Required work >> Show every line that has the string "matplotlib" in it.

----------------

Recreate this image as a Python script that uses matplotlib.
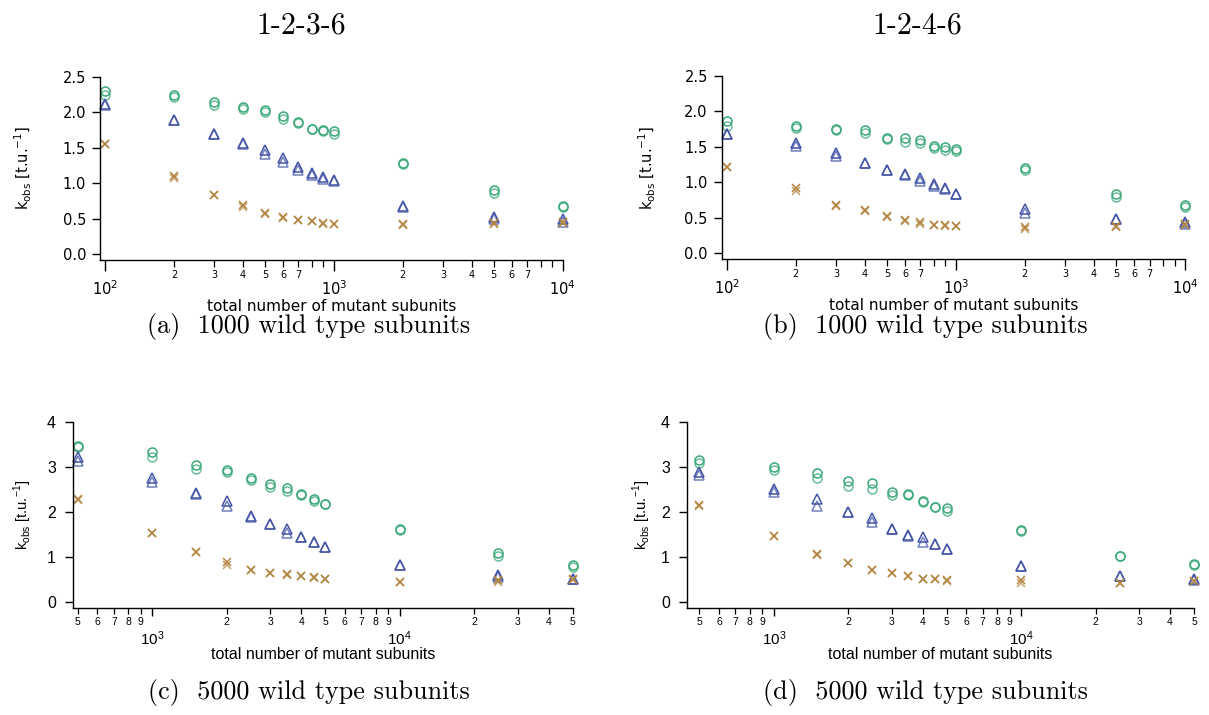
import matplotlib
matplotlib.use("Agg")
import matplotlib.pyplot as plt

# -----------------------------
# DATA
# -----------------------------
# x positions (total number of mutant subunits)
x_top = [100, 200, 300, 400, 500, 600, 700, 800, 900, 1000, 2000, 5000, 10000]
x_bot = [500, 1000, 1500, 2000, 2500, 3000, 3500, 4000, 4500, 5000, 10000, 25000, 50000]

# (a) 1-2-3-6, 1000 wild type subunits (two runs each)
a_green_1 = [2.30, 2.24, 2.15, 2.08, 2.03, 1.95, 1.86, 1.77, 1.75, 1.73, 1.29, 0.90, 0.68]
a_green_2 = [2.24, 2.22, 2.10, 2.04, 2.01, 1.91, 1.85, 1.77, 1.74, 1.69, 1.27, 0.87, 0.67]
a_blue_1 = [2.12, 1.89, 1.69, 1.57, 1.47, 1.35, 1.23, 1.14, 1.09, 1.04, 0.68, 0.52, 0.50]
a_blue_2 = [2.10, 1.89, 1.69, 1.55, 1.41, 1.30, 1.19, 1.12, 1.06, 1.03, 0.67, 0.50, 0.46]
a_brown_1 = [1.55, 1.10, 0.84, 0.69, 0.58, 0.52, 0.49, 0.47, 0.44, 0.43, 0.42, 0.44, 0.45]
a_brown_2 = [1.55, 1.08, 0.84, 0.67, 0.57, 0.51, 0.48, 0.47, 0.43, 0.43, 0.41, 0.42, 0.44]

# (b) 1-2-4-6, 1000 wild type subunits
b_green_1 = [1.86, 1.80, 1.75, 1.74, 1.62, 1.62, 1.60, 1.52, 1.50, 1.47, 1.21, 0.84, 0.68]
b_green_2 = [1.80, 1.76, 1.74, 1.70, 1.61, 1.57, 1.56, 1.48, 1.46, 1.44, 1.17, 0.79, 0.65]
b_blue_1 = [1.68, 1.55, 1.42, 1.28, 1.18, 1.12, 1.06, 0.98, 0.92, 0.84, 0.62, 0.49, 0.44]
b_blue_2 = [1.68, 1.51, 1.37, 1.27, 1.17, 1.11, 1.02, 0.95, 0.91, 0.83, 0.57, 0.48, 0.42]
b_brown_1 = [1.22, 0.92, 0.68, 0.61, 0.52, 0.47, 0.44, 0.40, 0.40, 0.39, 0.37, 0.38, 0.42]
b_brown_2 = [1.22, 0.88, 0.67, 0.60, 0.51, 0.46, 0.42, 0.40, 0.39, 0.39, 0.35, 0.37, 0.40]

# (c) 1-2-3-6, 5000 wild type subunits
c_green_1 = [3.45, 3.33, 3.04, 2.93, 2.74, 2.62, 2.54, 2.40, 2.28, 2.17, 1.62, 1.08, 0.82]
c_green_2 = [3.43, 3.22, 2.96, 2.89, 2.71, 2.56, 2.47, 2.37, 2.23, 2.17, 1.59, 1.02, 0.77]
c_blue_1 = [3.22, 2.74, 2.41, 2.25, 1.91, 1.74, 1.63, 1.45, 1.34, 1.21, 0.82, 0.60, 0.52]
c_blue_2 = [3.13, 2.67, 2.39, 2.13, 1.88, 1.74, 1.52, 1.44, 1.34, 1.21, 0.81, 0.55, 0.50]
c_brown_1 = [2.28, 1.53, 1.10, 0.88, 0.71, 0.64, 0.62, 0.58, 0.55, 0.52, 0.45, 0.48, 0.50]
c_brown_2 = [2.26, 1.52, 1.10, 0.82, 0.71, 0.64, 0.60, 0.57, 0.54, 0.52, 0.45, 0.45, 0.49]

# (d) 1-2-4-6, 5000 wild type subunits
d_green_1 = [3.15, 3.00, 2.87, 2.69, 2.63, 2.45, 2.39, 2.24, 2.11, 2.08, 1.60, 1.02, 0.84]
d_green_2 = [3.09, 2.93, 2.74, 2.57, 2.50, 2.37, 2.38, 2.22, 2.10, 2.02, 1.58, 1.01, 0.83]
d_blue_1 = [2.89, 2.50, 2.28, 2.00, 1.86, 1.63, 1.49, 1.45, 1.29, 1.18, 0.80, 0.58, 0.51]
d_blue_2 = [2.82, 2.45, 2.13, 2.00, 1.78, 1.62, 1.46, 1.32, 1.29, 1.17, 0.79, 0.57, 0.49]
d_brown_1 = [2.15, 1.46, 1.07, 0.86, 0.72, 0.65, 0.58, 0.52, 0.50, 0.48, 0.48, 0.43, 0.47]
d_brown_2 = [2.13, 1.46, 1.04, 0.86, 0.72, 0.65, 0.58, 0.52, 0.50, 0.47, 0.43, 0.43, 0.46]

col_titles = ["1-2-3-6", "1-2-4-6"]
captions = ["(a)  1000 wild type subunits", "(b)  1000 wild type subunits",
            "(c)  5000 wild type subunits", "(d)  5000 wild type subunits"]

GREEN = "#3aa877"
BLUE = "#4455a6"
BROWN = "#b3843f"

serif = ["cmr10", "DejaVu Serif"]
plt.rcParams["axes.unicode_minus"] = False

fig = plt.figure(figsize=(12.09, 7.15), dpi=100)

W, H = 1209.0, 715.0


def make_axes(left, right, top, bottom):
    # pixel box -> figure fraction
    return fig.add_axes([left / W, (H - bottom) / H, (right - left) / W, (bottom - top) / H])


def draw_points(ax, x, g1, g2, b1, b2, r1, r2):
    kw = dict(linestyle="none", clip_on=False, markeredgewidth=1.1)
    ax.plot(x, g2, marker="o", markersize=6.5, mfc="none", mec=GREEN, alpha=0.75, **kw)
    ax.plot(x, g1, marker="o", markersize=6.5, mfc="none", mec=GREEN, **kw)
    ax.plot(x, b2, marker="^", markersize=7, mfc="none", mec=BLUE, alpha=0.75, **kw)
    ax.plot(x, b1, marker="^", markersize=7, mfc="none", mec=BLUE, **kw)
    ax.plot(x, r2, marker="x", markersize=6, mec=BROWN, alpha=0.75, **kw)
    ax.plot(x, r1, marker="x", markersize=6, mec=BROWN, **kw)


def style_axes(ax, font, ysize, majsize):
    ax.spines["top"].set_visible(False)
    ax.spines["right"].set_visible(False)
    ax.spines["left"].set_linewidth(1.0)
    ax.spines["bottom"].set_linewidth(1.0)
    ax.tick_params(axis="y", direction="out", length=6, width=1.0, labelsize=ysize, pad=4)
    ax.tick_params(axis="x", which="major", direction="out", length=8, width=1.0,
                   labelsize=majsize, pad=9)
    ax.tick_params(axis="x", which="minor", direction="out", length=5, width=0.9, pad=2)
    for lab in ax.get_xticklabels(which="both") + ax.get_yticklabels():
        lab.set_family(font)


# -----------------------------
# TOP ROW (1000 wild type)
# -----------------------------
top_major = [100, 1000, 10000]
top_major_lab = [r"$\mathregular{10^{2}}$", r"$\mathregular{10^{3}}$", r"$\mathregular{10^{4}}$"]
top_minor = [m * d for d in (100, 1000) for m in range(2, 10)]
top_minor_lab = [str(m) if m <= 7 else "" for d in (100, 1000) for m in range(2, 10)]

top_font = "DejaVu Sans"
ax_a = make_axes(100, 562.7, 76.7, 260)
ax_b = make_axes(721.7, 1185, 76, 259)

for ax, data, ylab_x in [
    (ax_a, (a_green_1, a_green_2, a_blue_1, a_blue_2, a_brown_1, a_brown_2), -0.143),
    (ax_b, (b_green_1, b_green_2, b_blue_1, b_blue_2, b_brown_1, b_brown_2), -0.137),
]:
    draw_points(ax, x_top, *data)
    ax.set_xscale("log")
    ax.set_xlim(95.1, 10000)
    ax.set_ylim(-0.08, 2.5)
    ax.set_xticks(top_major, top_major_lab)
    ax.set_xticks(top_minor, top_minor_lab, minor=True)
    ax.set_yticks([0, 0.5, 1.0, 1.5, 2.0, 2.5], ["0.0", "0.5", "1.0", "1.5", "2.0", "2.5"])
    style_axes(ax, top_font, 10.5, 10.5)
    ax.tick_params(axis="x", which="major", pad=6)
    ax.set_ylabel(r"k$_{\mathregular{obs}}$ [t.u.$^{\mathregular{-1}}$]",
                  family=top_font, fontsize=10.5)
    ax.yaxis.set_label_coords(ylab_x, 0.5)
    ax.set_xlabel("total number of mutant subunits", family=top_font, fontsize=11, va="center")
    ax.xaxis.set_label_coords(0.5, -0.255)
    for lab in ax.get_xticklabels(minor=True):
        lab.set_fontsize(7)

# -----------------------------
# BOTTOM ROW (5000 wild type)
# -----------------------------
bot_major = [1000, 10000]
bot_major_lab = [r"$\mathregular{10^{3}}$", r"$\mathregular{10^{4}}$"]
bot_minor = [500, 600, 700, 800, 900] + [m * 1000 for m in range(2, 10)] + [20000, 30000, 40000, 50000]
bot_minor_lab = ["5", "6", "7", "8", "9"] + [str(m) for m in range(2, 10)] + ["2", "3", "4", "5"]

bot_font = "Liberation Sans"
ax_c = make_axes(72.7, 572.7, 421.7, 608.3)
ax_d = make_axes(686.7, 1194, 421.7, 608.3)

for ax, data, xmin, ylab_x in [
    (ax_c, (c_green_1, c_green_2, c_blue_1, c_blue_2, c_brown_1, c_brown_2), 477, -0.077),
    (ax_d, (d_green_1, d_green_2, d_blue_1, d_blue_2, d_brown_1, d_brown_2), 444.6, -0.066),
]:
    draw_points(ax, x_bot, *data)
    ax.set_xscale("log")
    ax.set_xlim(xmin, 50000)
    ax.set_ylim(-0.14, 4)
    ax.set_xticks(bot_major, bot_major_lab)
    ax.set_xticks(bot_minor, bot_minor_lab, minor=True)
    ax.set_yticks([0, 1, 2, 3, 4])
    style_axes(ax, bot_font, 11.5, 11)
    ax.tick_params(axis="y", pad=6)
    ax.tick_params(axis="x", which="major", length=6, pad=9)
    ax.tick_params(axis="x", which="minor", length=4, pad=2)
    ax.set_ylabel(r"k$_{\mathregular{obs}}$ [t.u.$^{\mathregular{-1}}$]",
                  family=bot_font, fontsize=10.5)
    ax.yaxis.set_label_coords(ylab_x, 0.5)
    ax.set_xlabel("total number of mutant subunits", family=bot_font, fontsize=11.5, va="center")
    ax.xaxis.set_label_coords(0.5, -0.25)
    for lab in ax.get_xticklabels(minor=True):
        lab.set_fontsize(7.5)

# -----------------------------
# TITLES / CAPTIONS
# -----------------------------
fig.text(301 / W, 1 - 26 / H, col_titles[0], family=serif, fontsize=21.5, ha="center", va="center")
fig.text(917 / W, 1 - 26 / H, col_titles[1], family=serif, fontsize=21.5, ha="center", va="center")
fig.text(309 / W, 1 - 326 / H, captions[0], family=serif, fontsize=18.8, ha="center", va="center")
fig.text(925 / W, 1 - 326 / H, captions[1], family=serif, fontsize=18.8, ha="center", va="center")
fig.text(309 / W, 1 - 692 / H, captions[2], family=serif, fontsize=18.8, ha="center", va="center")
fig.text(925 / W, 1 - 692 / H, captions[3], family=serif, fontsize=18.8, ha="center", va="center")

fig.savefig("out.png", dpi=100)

----------------

Answer to this exercise >>
Recreate this image as a Python script that uses matplotlib.
import matplotlib
matplotlib.use("Agg")
import matplotlib.pyplot as plt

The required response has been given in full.